Принесло бы утешение, спрашивает Вольтер, «печальным жителям пустынных берегов среди ужаса их мучений» осознание того, что их гибель принесет пользу другим, и что своим падением они выполнили роль, предписанную для них универсальным и нерушимым законом? Становится ли весь непрерывный, безжалостный, пропитанный кровью цикл жизни и смерти терпимым и даже нравственно прекрасным, если можно заявить, что из всего «фатального хаоса индивидуальных страданий» возникает некое «общее счастье»? Если сторонник теодицеи утверждает, что нынешний порядок вещей представляет собой «великую цепочку бытия», сложные сцепления и равновесия которой так тонко и хитро сбалансированы, что даже Бог не осмеливается изменить ни одну деталь ее устройства, то Вольтеру очевидно, что это смехотворная чушь:

Non, ne présentez plus à mon coeur agité
Ces immuables lois de la nécessité,
Cette chaine des corps, des esprits et des mondes.
O rêves de savants! ô chimères profondes!
Dieu tient en main la chaîne, et n’est point enchainé;
Par son choix bienfaisant tout est déterminé;
Il est libre, il est juste, il n’est point implacable.
Pourquoi donc souffrons-nous sous
un maître équitable?

(Нет, больше не ставьте
перед моим взволнованным сердцем
эти непреложные законы необходимости,
эту цепь тел, духов и миров.
О мечты ученых! O как глубоко химерично!
Бог держит цепь в своей руке,
но Сам Он никоим образом не закован;
по Его милостивой воле все предопределено;
Он свободен, Он справедлив,
Он никогда не бывает неумолимым.
Почему же тогда мы страдаем
при таком справедливом Хозяине?).

В поэме в общей сложности 234 строки, одно блестящее героическое двустишие следует за другим, пока всё негодование Вольтера не иссякает. Его стихам, конечно, недостает эпиграмматического и синтаксического блеска Поупа, но его риторическая и моральная сила такова, что он оказывает гораздо более глубокое влияние (или можно было бы сказать «прижигание») на разум, чем что-либо в «Опыте о человеке».

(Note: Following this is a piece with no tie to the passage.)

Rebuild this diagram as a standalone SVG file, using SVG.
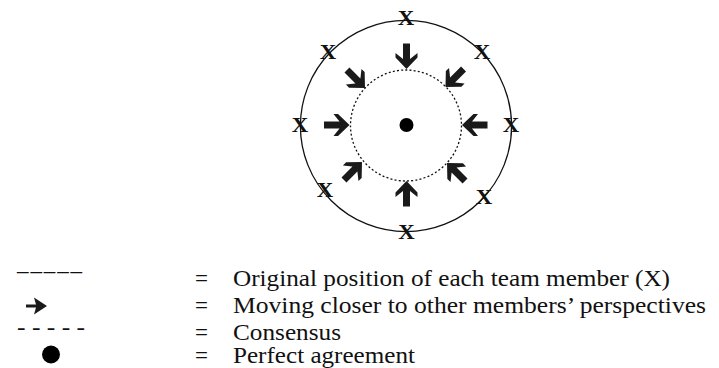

Однако, как я уже отмечал, поэма Вольтера не имеет прямого отношения к Богу христианской доктрины. Скорее, она касается Бога, Который н посредственно управляет космосом именно так, как Он задумал (или как Он должен был задумать), уравновешивая все его многочисленные случайности и особенности в своего рода бесконечном уравнении, которое не оставляет остатка — ни непоправимого зла, ни непреодолимого абсурда — позади себя. Нигде Вольтер не обращается к христианской вере в древнее отчуждение от Бога, повредившее творение в его сути, сжавшее космическое время до призрачного остатка мира, который Бог действительно намеревался создать, и подчинившее творение духовным и земным силам, враждебным Богу. И, конечно же, Вольтер не интересуется библейским повествованием об искуплении. Его поэма является свидетельством определенного момента в западной интеллектуальной истории — постхристианского, но еще не посттеистического — и представляет собой дискуссию не между атеизмом и верой, а между двумя противоположными школами деизма. Рассматриваемая таким образом, она высвечивает более неуклюжую атеистическую полемику поздних скептиков.

Так много в сетованиях Вольтера пережитков практически полностью угасших философских споров и образов Бога, которые давно изгладились из культурного сознания, что всегда хочется задать вопрос: когда сталкиваешься с чем-то таким, как обличительная речь Мартина Кеттла или известный, но сюрреалистично неуместный аргумент Д. Л. Маки — о каком именно Боге здесь идет речь? Разве какая-либо живая вера когда-либо предписывала кому-либо верить в Бога, в которого Кеттл и Маки так отчаянно хотят, чтобы мы не верили? (Полагаю, с нашей стороны не потребовалось бы больших усилий, чтобы угодить им). Разве кто-нибудь когда-нибудь поклонялся такому Богу или был готов умереть — или убить — за Него? Разумеется, ни одно из тех бесчисленных божеств, которые правят водами Индийского океана, не подходит под подобное описание. Бог этих исчезнувших теодицей, с которым Маки счел выгодным продолжать борьбу, конечно, не есть безгранично величественный и ужасный «Бог», явленный Арджуне в теофании одиннадцатой книги Бхагавад-Гиты, в чьи бесчисленные пылающие уста летят люди, боги и целые миры, чтобы быть уничтоженными. Это и не одно из меньших божеств, которых индуисты и буддисты одинаково считают связанными кармой не меньше, чем мы. Очень мало он похож на тех коренных духов Юго-Восточной Азии, которые обитают внутри или стоят за всем живым многообразием форм природы. Он даже не является Богом ислама, который распоряжается всем по своей безграничной и суверенной воле, но который создает мир не для какой-либо имманентной ему цели, а как возможность для тварных существ подчиниться его воле и накопить дела праведности. Итак, еще раз, что это за Бог?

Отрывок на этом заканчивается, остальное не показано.